Go through the material below and copy all lines with "Output".

>> BEGIN Data shown

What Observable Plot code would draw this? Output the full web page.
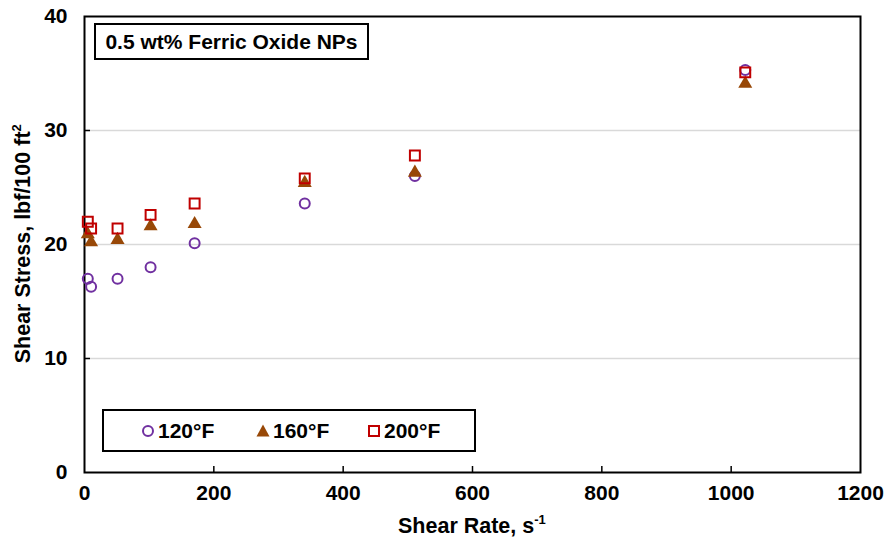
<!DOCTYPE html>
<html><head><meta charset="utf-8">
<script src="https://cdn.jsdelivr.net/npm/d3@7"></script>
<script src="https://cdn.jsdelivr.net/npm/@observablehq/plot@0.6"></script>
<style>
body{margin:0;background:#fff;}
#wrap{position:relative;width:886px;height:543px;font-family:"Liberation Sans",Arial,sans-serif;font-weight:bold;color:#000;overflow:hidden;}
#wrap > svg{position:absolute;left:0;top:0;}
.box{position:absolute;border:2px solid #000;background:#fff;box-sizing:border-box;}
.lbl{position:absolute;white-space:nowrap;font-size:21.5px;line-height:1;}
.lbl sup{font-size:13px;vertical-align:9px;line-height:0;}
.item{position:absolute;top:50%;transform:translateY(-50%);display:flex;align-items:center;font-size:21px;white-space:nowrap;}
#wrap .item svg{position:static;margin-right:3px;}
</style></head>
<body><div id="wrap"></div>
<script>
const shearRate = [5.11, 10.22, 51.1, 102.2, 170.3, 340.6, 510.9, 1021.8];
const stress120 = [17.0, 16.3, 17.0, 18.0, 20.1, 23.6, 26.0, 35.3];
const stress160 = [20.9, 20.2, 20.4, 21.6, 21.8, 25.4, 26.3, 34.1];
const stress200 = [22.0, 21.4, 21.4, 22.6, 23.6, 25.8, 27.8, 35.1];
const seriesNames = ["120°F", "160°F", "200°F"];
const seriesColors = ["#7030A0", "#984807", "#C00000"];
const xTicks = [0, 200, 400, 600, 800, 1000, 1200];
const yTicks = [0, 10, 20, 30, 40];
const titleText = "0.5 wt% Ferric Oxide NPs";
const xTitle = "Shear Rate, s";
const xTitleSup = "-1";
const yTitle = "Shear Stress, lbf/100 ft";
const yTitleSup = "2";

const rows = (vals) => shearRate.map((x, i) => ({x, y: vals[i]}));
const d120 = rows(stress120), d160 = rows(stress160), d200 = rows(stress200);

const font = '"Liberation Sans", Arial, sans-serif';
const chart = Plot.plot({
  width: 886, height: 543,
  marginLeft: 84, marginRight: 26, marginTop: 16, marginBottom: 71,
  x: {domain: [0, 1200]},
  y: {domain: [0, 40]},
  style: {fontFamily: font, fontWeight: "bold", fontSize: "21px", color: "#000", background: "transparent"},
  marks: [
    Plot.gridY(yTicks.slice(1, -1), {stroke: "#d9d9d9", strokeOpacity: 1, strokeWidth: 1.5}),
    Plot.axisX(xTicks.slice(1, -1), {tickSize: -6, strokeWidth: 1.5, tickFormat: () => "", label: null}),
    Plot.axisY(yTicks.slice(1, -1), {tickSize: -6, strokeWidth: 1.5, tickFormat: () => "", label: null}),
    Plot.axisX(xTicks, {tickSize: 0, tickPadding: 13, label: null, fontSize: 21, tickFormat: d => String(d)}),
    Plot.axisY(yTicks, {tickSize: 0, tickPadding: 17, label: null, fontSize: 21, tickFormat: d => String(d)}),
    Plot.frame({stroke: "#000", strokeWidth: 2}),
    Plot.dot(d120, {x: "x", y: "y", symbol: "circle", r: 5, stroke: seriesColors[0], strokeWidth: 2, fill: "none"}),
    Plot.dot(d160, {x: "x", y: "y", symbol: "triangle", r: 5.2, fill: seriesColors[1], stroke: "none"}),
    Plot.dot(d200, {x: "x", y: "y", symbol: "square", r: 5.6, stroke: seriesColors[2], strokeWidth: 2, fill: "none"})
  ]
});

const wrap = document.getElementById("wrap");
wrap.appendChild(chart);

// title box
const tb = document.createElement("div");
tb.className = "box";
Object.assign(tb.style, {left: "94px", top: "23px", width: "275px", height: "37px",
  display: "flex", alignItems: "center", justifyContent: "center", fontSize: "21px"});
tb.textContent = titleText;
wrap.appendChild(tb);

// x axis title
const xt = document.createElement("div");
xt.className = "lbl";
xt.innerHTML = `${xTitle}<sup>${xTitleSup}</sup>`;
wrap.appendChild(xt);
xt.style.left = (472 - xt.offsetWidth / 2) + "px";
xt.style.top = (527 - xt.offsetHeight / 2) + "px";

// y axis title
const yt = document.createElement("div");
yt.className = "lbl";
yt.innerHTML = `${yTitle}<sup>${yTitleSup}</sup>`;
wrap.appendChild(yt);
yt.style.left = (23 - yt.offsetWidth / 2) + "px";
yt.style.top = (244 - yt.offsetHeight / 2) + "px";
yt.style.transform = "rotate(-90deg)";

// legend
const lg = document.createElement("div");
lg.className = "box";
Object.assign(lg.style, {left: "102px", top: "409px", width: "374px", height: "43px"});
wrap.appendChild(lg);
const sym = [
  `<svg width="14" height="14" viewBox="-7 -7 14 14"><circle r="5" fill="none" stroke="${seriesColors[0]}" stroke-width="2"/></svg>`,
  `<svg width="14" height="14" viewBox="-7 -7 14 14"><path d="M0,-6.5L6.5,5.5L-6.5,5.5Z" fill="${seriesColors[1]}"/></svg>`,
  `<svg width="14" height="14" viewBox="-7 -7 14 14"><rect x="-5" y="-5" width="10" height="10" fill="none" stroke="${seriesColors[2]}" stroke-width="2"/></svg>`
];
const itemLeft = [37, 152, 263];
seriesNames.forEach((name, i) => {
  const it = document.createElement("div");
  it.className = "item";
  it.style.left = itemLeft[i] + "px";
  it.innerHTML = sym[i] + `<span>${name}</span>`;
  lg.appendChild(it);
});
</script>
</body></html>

>> END Data shown
>> BEGIN Data shown

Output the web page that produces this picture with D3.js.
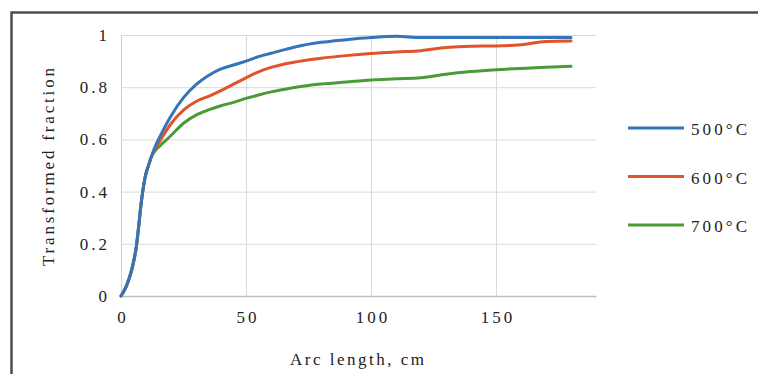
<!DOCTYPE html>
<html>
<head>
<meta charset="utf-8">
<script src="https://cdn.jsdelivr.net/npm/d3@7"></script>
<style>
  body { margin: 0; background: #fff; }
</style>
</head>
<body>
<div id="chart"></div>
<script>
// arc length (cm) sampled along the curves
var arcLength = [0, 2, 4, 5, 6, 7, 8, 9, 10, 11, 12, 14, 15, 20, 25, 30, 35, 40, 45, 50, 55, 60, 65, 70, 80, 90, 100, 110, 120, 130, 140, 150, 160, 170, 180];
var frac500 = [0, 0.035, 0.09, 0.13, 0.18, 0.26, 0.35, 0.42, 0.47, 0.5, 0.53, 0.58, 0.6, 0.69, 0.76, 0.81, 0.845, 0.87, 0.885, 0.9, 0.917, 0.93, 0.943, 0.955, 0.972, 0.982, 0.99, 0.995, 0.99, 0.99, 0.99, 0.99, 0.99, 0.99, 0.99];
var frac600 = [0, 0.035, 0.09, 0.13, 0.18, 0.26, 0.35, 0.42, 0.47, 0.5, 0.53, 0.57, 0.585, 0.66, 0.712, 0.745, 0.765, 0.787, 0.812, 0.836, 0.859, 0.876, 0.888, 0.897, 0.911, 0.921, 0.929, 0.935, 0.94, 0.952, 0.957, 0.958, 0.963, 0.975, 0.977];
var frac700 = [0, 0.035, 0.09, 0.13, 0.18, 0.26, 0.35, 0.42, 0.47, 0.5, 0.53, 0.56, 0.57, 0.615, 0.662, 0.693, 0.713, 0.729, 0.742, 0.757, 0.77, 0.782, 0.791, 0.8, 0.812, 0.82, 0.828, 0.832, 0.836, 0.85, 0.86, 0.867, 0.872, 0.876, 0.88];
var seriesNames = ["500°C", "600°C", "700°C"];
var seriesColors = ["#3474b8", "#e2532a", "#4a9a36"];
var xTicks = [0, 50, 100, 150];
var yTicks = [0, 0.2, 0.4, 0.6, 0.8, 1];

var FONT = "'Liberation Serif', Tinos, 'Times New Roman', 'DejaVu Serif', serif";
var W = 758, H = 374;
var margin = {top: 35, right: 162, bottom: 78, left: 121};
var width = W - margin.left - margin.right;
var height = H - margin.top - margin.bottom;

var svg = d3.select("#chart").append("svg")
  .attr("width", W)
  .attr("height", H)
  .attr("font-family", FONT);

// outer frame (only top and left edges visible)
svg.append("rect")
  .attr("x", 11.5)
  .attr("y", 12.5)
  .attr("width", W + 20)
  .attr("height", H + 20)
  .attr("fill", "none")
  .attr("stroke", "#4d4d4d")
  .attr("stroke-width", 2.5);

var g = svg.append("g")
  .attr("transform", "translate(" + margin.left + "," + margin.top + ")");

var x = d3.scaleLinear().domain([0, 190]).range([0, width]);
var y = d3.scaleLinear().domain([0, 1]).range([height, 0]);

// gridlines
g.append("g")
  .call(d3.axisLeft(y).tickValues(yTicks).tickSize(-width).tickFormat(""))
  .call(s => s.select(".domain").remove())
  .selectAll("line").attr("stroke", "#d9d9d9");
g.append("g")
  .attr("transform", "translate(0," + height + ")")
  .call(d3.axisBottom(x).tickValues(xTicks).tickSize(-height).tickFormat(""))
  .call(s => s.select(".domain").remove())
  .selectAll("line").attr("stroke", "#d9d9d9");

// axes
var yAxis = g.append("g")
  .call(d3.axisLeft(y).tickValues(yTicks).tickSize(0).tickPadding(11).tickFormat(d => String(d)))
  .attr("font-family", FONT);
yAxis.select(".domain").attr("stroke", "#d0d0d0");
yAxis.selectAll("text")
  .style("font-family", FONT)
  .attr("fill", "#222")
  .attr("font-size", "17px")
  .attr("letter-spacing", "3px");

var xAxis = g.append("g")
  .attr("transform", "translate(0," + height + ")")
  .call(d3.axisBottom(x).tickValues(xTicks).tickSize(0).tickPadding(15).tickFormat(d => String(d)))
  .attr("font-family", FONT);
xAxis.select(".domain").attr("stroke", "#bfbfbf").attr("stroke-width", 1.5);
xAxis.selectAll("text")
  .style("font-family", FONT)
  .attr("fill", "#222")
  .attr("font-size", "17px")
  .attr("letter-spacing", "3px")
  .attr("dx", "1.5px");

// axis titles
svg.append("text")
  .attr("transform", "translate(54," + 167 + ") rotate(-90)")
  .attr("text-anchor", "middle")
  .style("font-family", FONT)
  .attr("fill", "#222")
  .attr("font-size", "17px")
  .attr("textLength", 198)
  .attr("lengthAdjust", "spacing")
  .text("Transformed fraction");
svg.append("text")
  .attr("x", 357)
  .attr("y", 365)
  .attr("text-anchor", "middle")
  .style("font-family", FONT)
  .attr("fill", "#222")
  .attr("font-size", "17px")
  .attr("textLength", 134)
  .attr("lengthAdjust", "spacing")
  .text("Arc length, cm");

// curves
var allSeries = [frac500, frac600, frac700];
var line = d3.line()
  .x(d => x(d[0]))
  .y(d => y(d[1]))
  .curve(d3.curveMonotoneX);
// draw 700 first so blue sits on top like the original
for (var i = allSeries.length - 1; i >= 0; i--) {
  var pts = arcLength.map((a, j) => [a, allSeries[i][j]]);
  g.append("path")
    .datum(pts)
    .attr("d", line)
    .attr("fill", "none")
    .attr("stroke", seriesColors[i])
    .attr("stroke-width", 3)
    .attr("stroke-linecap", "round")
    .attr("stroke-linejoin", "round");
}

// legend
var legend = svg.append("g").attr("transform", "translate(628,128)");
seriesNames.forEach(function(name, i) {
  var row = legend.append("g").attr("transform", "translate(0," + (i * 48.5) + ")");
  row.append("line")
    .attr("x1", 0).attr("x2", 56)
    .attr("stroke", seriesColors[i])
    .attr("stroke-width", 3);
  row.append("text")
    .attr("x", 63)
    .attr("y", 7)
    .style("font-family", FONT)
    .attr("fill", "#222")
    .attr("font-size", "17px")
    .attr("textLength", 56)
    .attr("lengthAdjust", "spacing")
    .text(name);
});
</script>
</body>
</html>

>> END Data shown

## Answer to the exercise
What Observable Plot code would draw this? Output the full web page.
Output the web page that produces this picture with D3.js.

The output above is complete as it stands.